Jupiter’s great red spot, as it were, is a slight hitch in his step that we first noticed when restarting him under saddle. In our efforts to better represent our riding horses as we move them into the ‘adoptable’ category, we had our vets out to evaluate Jupiter’s movement to give us a better idea of what he has going on, soundness-wise.

The long and short of it is, an initial assessment revealed that the source of Jupiter’s mild lameness stems from his hind end, particularly his right hind. We did shoot radiographs of both his right hock and right stifle, as those were where he flexed slightly positive, but no abnormalities were noted on the X‑rays. The gameplan our vets set us up with was to try him on Equioxx to see if it might improve his mobility. And so far, so good! He has been on Equioxx for about a month now, and it does seem to be helping. As he was never tremendously unsound to begin with, the extra bit of medicinal padding is meant to keep him more comfortable during working sessions.
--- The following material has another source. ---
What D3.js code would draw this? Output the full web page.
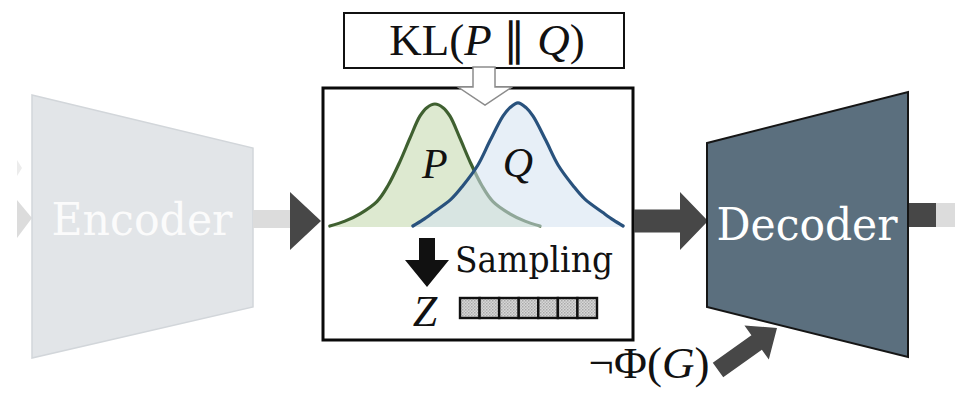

Below is a video of his motion on hard and soft ground before any treatment was started.

Additional routes of exploration would be to block the right hind to localize the source, but as he is comfortable now, we will see if he can maintain and consider delving deeper down the line.

Trotting on hard ground, there was some mild right hind lameness, on both the straightaways and on circles to the left and the right. Trotting on soft ground, results were much the same, with a mild front right lameness that was also present while circling to the left on hard ground. He also had some mild sensitivity to hoof testers, which might see him in shoes down the line.

Jupiter was a very good boy for the exam, and sure looked cute in that little lameness locator hat!